Wait times eased earlier this week, after Donald Trump signed an order for TSA employees to receive paychecks.

In a joint statement, Mike Johnson, House speaker, and John Thune, Senate majority leader, said they would move to pass a measure, approved by the Senate unanimously last week, which would fund DHS while excluding money for Immigration and Customs Enforcement (ICE) and parts of Customs and Border Protection.

They would also abandon an attempt pushed by House Republicans to fund all of the DHS for 60 days, which Senate Democrats vowed to block with a filibuster.

Democrats have objected to funding ICE and other agencies involved in Trump’s mass deportation campaign unless the administration agreed to new rules governing agents’ conduct when making immigration arrests, including a ban on wearing masks and a requirement that they seek judicial warrants before entering residences.

To get around their objections, Thune and Johnson endorsed a plan from the Senate budget committee chair, Lindsey Graham, to write a measure funding ICE that could be passed with Republican votes alone, using the budget reconciliation procedure.

“We appreciate that Senator Graham and the Senate budget committee have already initiated the process of developing a budget resolution that will ensure border security and immigration enforcement will be funded for the balance of the Trump administration and insulated from future attempts by the Democrats to defund those agencies,” the Republican leaders said.

It remains unclear when the Senate and House of Representatives, which are scheduled to be on recess through this week and the next, can pass the DHS funding bill.

Johnson and Thune said they hoped to resolve the matter “in the coming days”, a sign that they may try to pass it during the brief ceremonial sessions that the chambers hold during congressional recesses. Both the House and Senate have their next ones scheduled on Thursday morning.

The outcome represents a mixed bag for Democrats, who held up the annual appropriations bill for the homeland security department in January, after immigration agents killed two US citizens during a highly public crackdown aimed at undocumented immigrants in Minneapolis.

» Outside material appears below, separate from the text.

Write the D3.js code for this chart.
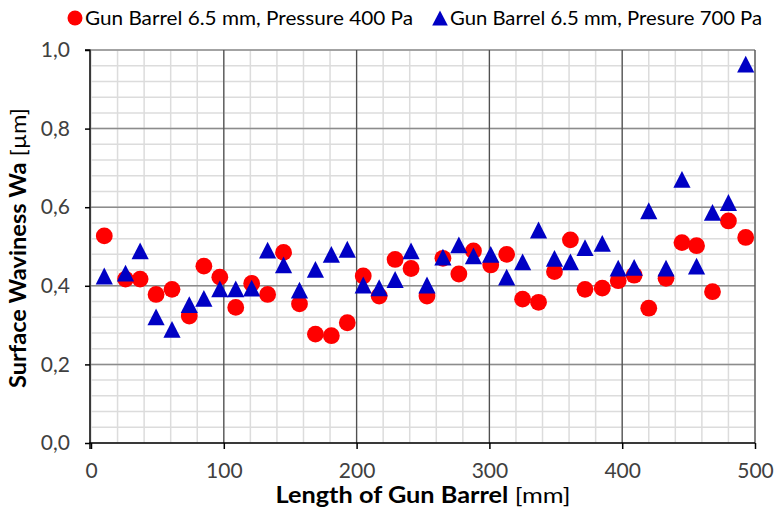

Their demand for reforms prompted the DHS to partially shut down in mid-February, but ICE and other agencies continued to carry out arrests and deportations using funds from the One Big Beautiful Bill Act (Obbba), and the funding measure set to pass Congress lacks the reforms they demanded.

In a statement, the Democratic Senate minority leader, Chuck Schumer, accused the GOP of prolonging the shutdown, alluding to a split that emerged in the party last week when Johnson, apparently at the urging of the rightwing House Freedom caucus, rejected the Senate’s unanimously passed bill, and attempted to pass a measure funding DHS for two months even though it lacked Democratic support.

“For days, Republican divisions derailed a bipartisan agreement, making American families pay the price for their dysfunction,” Schumer said.

“Throughout this fight, Senate Democrats never wavered. We were clear from the start: fund critical security, protect Americans and no blank check for reckless ICE and border patrol enforcement. We were united, held the line and refused to let Republican chaos win.”

The House minority leader, Hakeem Jeffries, signaled that Democrats in the lower chamber were ready to support the Senate bill.

“Mike Johnson and House Republicans have come to realize that we will never bend the knee,” he said in a statement. “It’s time to pay TSA agents, end the airport chaos and fully fund every part of the Department of Homeland Security that does not relate to Donald Trump’s violent mass deportation machine.”

Republicans, meanwhile, are set up for weeks of tough negotiations over the reconciliation bill, which, after the Obbba, would be the second passed since Trump returned to the White House.

Last week, Graham, whose committee will take a lead role in writing the measure, signaled that it would also include money to pay for the conflict with Iran, as well as elements of the Save America Act, which would institute a host of new identification requirements on voters when they register and cast ballots.